Tuesday, June 9, 2009

Misleading America- Repaying TARP and The Myth Behind 'Taxpayer Money'

I'm still tired of hearing our elected officials call it 'taxpayer' money.

We all know very well that once that money is taken from our paychecks, or from our pockets, that the money is no longer ours, it's theirs- the government's.

They never called it taxpayer money before (They = our elected officials).

It was only when they irresponsibly started dishing out big bucks to irresponsible corporations that they decided it was a good idea to start calling it taxpayer money in order to get the taxpayer on their side.

This way, the taxpayer, really feels ownership of the money and directs their furor at the corporations who received the money, not the irresponsible bigwigs in Washington that use it to line their pockets and their districts as a matter of routine.

Now, ten of the nation's biggest banks have just announced that they have been given 'permission' to repay the TARP money (doesn't that sound ridiculous in itself?) that the government, uh, taxpayer, loaned them last year.

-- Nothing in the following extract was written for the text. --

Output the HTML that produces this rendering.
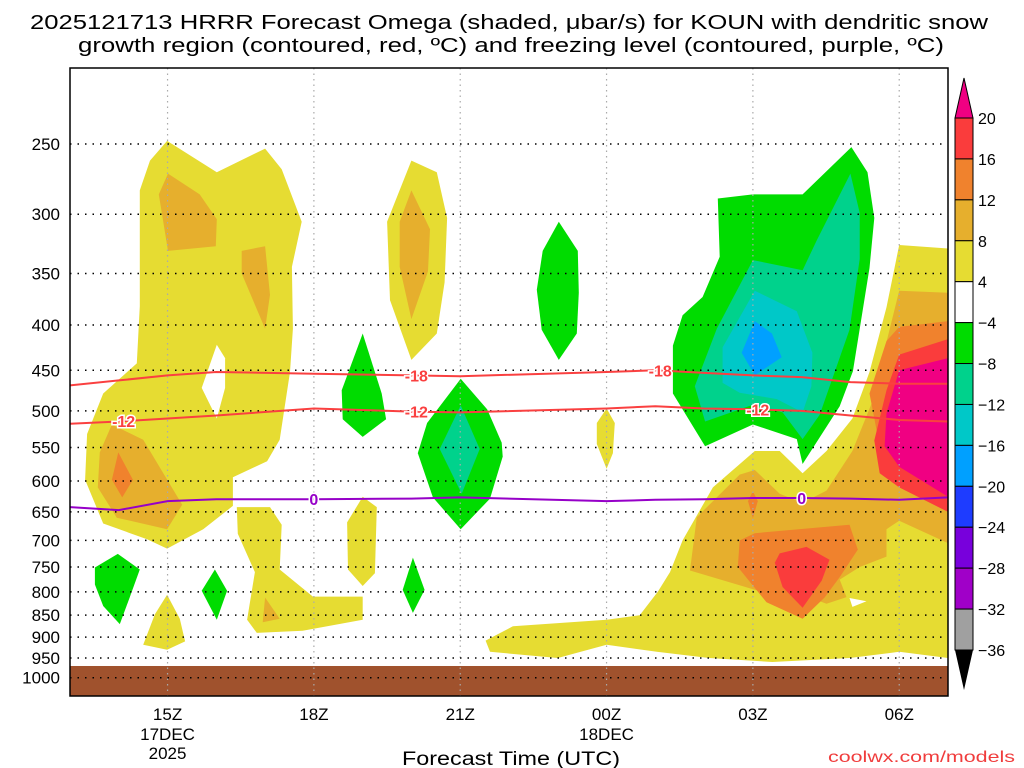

Among the big banks given the green light to start repaying their debt are JPMorgan Chase & Co., American Express Co., Goldman Sachs Group Inc., U.S. Bancorp, Capital One Financial Corp., Bank of New York Mellon Corp., State Street Corp. and BB&T Corp.

It was a hard lesson to learn, but the above-mentioned have realized, hopefully, that doing business with the government comes with more strings attatched than doing business with Don Corleone.

Personally, I'd rather see the money remain with the banks. Sure they screwed up in a big way and needed a bailout to survive, but at least they have a business plan designed to realize profits.

The federal government has no idea what that means, nor do they care to try.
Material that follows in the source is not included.